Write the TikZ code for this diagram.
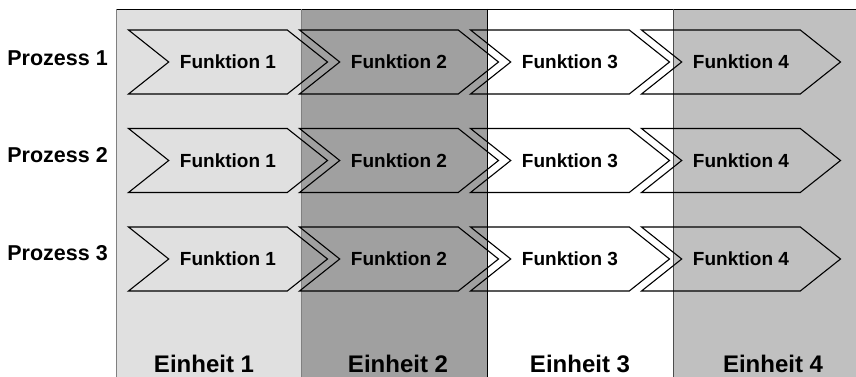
\documentclass[tikz,border=0pt]{standalone}
\usepackage{fontspec}
\setmainfont{Liberation Sans}
\usetikzlibrary{positioning, shapes.symbols}

\definecolor{einheitA}{RGB}{224,224,224}
\definecolor{einheitB}{RGB}{160,160,160}
\definecolor{einheitD}{RGB}{192,192,192}

\tikzset{
	funktion/.style={signal, signal from=west, signal to=east, signal pointer angle=77,
		draw, line width=1.1pt, minimum width=199pt, minimum height=64pt, inner sep=0pt,
		font=\fontsize{19}{21}\selectfont\bfseries},
	prozess/.style={anchor=east, inner sep=0pt, font=\fontsize{21.5}{23}\selectfont\bfseries},
	einheit/.style={inner sep=0pt, font=\fontsize{24}{26}\selectfont\bfseries},
	trenner/.style={line width=0.8pt}
}

\begin{document}
\begin{tikzpicture}[x=1pt,y=1pt,on grid,node distance=171pt]

		\useasboundingbox (0,0) rectangle (856,-377);
		
		% Spalten der Einheiten
		\fill [einheitA] (116,-9) rectangle (301,-377);
		\fill [einheitB] (301,-9) rectangle (487,-377);
		\fill [white]    (487,-9) rectangle (673,-377);
		\fill [einheitD] (673,-9) rectangle (856,-377);
		
		\draw [trenner, black] (116,-9) -- (856,-9);
		\draw [trenner, gray]  (116,-9) -- (116,-377);
		\draw [trenner, gray]  (301,-9) -- (301,-377);
		\draw [trenner, black] (487,-9) -- (487,-377);
		\draw [trenner, black!70] (673,-9) -- (673,-377);
		
		% Prozess 1
		\node (f11) 
			[funktion] at (228,-62) {Funktion 1};
			\node (f12) 
				[funktion, right = of f11] {Funktion 2};
			\node (f13) 
				[funktion, right = of f12] {Funktion 3};
			\node (f14) 
				[funktion, right = of f13] {Funktion 4};
		
		% Prozess 2
		\node (f21) 
			[funktion, below = 98.5pt of f11] {Funktion 1};
			\node (f22) 
				[funktion, right = of f21] {Funktion 2};
			\node (f23) 
				[funktion, right = of f22] {Funktion 3};
			\node (f24) 
				[funktion, right = of f23] {Funktion 4};
		
		% Prozess 3
		\node (f31) 
			[funktion, below = 98.5pt of f21] {Funktion 1};
			\node (f32) 
				[funktion, right = of f31] {Funktion 2};
			\node (f33) 
				[funktion, right = of f32] {Funktion 3};
			\node (f34) 
				[funktion, right = of f33] {Funktion 4};
		
		\node (p1) [prozess] at (108,-58.5) {Prozess 1};
		\node (p2) [prozess] at (108,-155) {Prozess 2};
		\node (p3) [prozess] at (108,-253.5) {Prozess 3};
		
		\node (e1) [einheit] at (204,-363.5) {Einheit 1};
		\node (e2) [einheit] at (398,-363.5) {Einheit 2};
		\node (e3) [einheit] at (580,-363.5) {Einheit 3};
		\node (e4) [einheit] at (773,-363.5) {Einheit 4};
		
	\end{tikzpicture}
\end{document}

> **Required work**
Return only the lines running from the top of the data to the line that holds "(673,-9) rectangle (856,-377);". Include both of those lines, but skip the pictures.

> **Result for this exercise**
Write the TikZ code for this diagram.
\documentclass[tikz,border=0pt]{standalone}
\usepackage{fontspec}
\setmainfont{Liberation Sans}
\usetikzlibrary{positioning, shapes.symbols}

\definecolor{einheitA}{RGB}{224,224,224}
\definecolor{einheitB}{RGB}{160,160,160}
\definecolor{einheitD}{RGB}{192,192,192}

\tikzset{
	funktion/.style={signal, signal from=west, signal to=east, signal pointer angle=77,
		draw, line width=1.1pt, minimum width=199pt, minimum height=64pt, inner sep=0pt,
		font=\fontsize{19}{21}\selectfont\bfseries},
	prozess/.style={anchor=east, inner sep=0pt, font=\fontsize{21.5}{23}\selectfont\bfseries},
	einheit/.style={inner sep=0pt, font=\fontsize{24}{26}\selectfont\bfseries},
	trenner/.style={line width=0.8pt}
}

\begin{document}
\begin{tikzpicture}[x=1pt,y=1pt,on grid,node distance=171pt]

		\useasboundingbox (0,0) rectangle (856,-377);
		
		% Spalten der Einheiten
		\fill [einheitA] (116,-9) rectangle (301,-377);
		\fill [einheitB] (301,-9) rectangle (487,-377);
		\fill [white]    (487,-9) rectangle (673,-377);
		\fill [einheitD] (673,-9) rectangle (856,-377);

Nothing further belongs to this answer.